Der Kommentator des GEA, Herr Lange, fordert einen differenzierten Blick auf das Thema Bürgergeld, lässt diesen aber selbst eklatant vermissen. Er bedient die Schlagworte und Vorurteile der politischen Rechten über vermeintlich arbeitsunwillige Bürgergeld-Empfänger und unterstellt »nicht alle(n) der Bedürftigen« – aber offenbar vielen – eine Krankheit vorzutäuschen.
Vermutlich kennt Herr Lange weder einschlägige Studien zum Bürgergeld, noch die Realität vieler Sozialleistungsempfänger.
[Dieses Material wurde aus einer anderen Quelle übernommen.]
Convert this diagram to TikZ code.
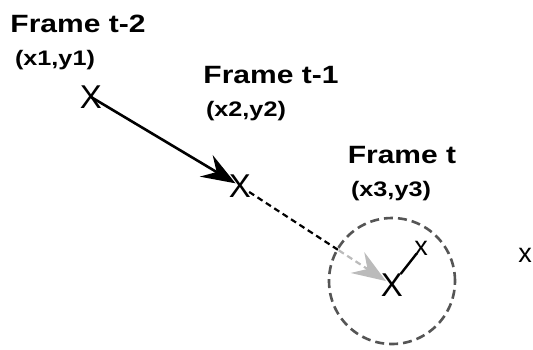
\documentclass[tikz,border=0pt]{standalone}
\usepackage{fontspec}
\setmainfont{Liberation Sans}
\usetikzlibrary{arrows.meta,calc}
\definecolor{circgray}{HTML}{555555}
\definecolor{lightarrow}{HTML}{BBBBBB}
\tikzset{
  title/.style={inner sep=0pt, font=\bfseries\fontsize{25}{30}\selectfont},
  coordtxt/.style={inner sep=0pt, font=\bfseries\fontsize{21}{25}\selectfont},
  bigx/.style={inner sep=0pt, font=\fontsize{33}{36}\selectfont},
  smallx/.style={inner sep=0pt, font=\fontsize{27}{30}\selectfont},
  motion/.style={line width=2.6pt, -{Stealth[length=34pt,width=25pt,inset=12pt]}},
  predicted/.style={line width=2.2pt, dash pattern=on 6pt off 4pt},
}
\newcommand{\wide}[1]{\scalebox{1.2}[1]{#1}}
\begin{document}
\begin{tikzpicture}[x=1pt,y=-1pt]
\useasboundingbox (0,0) rectangle (533,349);
% labels
\node[title] (t2) at (78,24) {\wide{Frame t-2}};
\node[coordtxt] (c1) at (55,60) {\wide{(x1,y1)}};
\node[title] (t1) at (271,75) {\wide{Frame t-1}};
\node[coordtxt] (c2) at (246,111) {\wide{(x2,y2)}};
\node[title] (t0) at (402,155) {\wide{Frame t}};
\node[coordtxt] (c3) at (391,191) {\wide{(x3,y3)}};
% search circle
\node[draw=circgray, line width=2.6pt, dash pattern=on 9pt off 5pt, circle, minimum size=126pt, inner sep=0pt] (circ) at (392,281) {};
% positions
\node[bigx] (x1) at (91,97) {X};
\node[bigx] (x2) at (240,186) {X};
\node[bigx] (x3) at (392,285) {X};
\node[smallx] (xs) at (421,248) {x};
\node[smallx] (xf) at (525,255) {x};
% motion
\draw[motion] (x1.center) -- ($(x1.center)!0.97!(x2.center)$) coordinate (tip1);
\coordinate (entry) at ($(x2.center)!0.65!(x3.center)$);
\draw[predicted, black] ($(x2.center)!0.06!(x3.center)$) -- (entry);
\draw[predicted, lightarrow, -{Stealth[length=34pt,width=25pt,inset=12pt,line width=0pt]}] (entry) -- ($(x2.center)!0.96!(x3.center)$);
\draw[line width=2.4pt] ($(x3.center)!0.3!(xs.center)$) -- ($(x3.center)!0.85!(xs.center)$);
\end{tikzpicture}
\end{document}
Zunächst einmal: 57 Prozent der »erwerbsfähigen« Leistungsberechtigten sind nicht arbeitslos, sondern aufgrund unterschiedlicher Lebenssituationen (Ausbildung, Kindererziehung, Pflege, Krankheit et cetera) oder als Aufstocker wegen niedriger Arbeitslöhne auf die Leistungen des Jobcenters angewiesen (Bundesagentur für Arbeit, Juli 2024). Nach Angaben der Arbeitsagentur waren 2023 nur 0,9 Prozent der erwerbsfähigen Bürgergeld-Empfänger, weniger als 14.000 Personen, »Totalverweigerer«.
Der Anteil der Personal- und Verwaltungskosten bei den Jobcentern nimmt zu, während immer weniger Mittel für die Arbeitsförderung zur Verfügung stehen. Wer Menschen zum Jobcenter begleitet, Einsicht in die Schreiben des Jobcenters bekommt oder bei der wenig kompetenten Hotline um eine telefonische Auskunft bittet, kann nur den Kopf schütteln angesichts dieses bürokratischen Monstrums. Da werden die Anträge einer Familie im Reutlinger Jobcenter in unterschiedlichen Abteilungen (für Beratung und Leistungen) und wegen unterschiedlicher Familiennamen scheinbar unkoordiniert von drei Ansprechpersonen bearbeitet. Ein berufstätiger Leistungsempfänger wird alle paar Wochen während seiner Arbeitszeit zu einem Beratungstermin einbestellt und muss sich dafür extra frei nehmen. Ich habe den nach der Theorie unwahrscheinlichen Fall tatsächlich erlebt, dass ein aus Syrien geflohener und in Vollzeit arbeitender Elektriker und Familienvater aufgrund ständiger Nachberechnungen und Rückforderungen eine Zeit lang weniger Geld zur Verfügung hatte, als wenn er und seine Familie ausschließlich von Sozialleistungen gelebt hätten.
Eine Person aus meiner eigenen Familie bekam nach einem geisteswissenschaftlichen Universitätsabschluss von der Beraterin eines Jobcenters zu hören: »Mit dem Abschluss finden Sie eh nix.« Dafür wurde sie zu Jobs im Callcenter, im Altersheim oder als befristete Weihnachts-Aushilfskraft bei Amazon genötigt. Nach einiger Zeit in diesen Jobs begann sie ein Informatik-Studium, schloss dieses mit dem Bachelor ab und ist jetzt aufgrund von Long Covid erneut auf Bürgergeld angewiesen. Gut, dass es dieses gibt! Die systembedingte Realität vieler Leistungsempfänger ist jedoch trotz vieler engagierter Jobcenter-Mitarbeiter: Kontrolle und Gängelung, Ineffizienz und wenig adäquate Vermittlungs- und Weiterbildungsangebote. Und wer einen der vielen mehrseitigen Bescheide des Jobcenters liest, stellt fest, dass diese auch für jemanden mit Abitur und Hochschulstudium und erst recht mit geringen Deutsch-Kenntnissen kaum verständlich sind. Dies wiederum bindet die kostbare Arbeitszeit des Jobcenter-Personals ebenso wie die vieler ehrenamtlicher Helfer.
Wir brauchen ein effizientes System, das die ausreichende Unterstützung für Bedürftige verknüpft mit sinnvollen Maßnahmen zur Arbeits- und Ausbildungsförderung; das Klienten nicht mit Misstrauen überschüttet und gängelt, sondern sie bei der Arbeitssuche motiviert und unterstützt. Dazu braucht es aber auch existenzsichernde Arbeitslöhne und ausreichende Betreuungsmöglichkeiten für Kinder, deren Eltern gern arbeiten würden, aber wegen familienbedingter Arbeitslosigkeit keinen Kita-Platz bekommen. Dies könnte ein Auftrag für die künftige Regierungskoalition in Berlin sein.